• [EXERCISE]: Everything from the first line to the line containing "XAxis, YAxis, CartesianGrid" is to be repeated exactly; nothing past it.

start DATA BLOCK

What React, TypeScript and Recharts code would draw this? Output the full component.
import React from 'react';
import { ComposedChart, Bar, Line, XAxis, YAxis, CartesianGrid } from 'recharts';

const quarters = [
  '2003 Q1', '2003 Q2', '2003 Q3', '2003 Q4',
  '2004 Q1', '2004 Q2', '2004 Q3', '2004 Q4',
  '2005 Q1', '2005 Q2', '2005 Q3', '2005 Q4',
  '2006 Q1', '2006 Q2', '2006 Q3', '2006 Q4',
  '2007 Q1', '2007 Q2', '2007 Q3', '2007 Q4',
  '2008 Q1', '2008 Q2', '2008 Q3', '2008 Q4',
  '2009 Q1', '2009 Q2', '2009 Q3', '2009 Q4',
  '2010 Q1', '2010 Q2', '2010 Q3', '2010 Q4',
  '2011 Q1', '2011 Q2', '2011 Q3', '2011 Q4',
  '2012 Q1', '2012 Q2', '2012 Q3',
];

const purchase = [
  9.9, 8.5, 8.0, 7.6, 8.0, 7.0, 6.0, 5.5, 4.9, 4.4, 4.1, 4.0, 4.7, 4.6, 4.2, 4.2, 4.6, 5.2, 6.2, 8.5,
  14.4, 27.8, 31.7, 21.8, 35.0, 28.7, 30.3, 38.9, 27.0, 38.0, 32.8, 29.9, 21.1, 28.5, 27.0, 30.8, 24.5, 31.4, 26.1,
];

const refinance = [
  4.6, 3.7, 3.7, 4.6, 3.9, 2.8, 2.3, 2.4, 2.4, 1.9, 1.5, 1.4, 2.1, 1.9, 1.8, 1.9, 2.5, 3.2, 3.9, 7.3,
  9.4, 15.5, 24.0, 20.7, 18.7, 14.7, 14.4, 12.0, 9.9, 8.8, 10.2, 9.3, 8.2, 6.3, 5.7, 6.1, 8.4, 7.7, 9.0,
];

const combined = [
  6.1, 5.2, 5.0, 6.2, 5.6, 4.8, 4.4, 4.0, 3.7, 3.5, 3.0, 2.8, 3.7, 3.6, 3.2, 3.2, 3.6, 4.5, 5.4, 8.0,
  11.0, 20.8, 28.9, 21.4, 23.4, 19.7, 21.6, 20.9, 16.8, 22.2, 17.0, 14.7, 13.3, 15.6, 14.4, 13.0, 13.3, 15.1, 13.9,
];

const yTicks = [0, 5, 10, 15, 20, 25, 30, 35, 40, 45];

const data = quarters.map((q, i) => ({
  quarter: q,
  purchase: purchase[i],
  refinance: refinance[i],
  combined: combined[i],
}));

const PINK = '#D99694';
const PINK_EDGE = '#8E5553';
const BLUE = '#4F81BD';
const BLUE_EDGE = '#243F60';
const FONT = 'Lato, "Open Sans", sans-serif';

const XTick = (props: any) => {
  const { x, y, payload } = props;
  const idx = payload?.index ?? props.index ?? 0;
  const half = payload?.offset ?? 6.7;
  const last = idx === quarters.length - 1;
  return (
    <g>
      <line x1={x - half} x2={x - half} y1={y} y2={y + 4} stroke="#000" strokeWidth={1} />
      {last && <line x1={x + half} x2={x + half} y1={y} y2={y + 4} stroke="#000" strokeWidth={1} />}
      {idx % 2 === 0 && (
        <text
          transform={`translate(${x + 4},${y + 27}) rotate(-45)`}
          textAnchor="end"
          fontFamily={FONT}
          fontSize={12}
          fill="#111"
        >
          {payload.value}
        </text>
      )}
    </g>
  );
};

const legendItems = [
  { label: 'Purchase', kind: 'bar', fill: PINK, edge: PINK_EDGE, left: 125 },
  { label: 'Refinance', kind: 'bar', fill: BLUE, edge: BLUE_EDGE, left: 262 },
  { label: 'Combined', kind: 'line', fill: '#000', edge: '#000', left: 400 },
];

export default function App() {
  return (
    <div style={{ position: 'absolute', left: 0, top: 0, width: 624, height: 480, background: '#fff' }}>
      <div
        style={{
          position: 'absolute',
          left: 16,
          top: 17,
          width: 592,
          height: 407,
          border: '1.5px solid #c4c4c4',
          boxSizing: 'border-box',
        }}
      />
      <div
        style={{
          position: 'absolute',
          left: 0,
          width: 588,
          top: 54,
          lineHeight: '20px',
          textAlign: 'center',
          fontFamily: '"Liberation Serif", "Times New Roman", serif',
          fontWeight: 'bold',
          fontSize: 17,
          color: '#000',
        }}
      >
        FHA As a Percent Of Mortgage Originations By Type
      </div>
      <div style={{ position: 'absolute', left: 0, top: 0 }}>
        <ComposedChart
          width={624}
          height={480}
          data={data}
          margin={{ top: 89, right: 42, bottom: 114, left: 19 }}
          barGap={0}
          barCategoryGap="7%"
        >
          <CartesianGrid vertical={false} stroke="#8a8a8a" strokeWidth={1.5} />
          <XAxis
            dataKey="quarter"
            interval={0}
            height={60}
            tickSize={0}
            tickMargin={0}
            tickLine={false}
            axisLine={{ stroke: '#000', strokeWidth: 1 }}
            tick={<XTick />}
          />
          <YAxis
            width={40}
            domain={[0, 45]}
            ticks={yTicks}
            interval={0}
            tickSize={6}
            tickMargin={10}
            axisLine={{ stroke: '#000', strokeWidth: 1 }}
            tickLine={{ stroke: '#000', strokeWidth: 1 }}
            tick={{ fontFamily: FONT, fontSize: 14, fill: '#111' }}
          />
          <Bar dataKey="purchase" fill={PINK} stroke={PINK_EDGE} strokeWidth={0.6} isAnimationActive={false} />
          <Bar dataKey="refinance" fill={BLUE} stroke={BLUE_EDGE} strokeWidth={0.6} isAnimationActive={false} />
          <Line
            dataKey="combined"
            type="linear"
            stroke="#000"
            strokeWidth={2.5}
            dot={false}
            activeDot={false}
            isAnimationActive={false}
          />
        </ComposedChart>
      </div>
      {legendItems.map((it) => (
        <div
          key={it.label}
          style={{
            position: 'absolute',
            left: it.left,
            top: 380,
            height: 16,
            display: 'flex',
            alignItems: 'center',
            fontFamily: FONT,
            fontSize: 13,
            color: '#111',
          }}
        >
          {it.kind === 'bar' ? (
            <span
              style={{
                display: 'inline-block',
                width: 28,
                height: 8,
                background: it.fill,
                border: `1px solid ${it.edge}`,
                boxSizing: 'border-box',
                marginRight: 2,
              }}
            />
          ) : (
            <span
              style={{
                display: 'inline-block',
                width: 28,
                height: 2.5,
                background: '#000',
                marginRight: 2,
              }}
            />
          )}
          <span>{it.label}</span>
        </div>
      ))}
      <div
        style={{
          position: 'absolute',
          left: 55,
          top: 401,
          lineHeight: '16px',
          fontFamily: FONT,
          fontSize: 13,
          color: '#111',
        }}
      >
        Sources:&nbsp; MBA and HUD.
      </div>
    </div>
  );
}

end DATA BLOCK

• [OUTPUT FOR THIS EXERCISE]:
What React, TypeScript and Recharts code would draw this? Output the full component.
import React from 'react';
import { ComposedChart, Bar, Line, XAxis, YAxis, CartesianGrid } from 'recharts';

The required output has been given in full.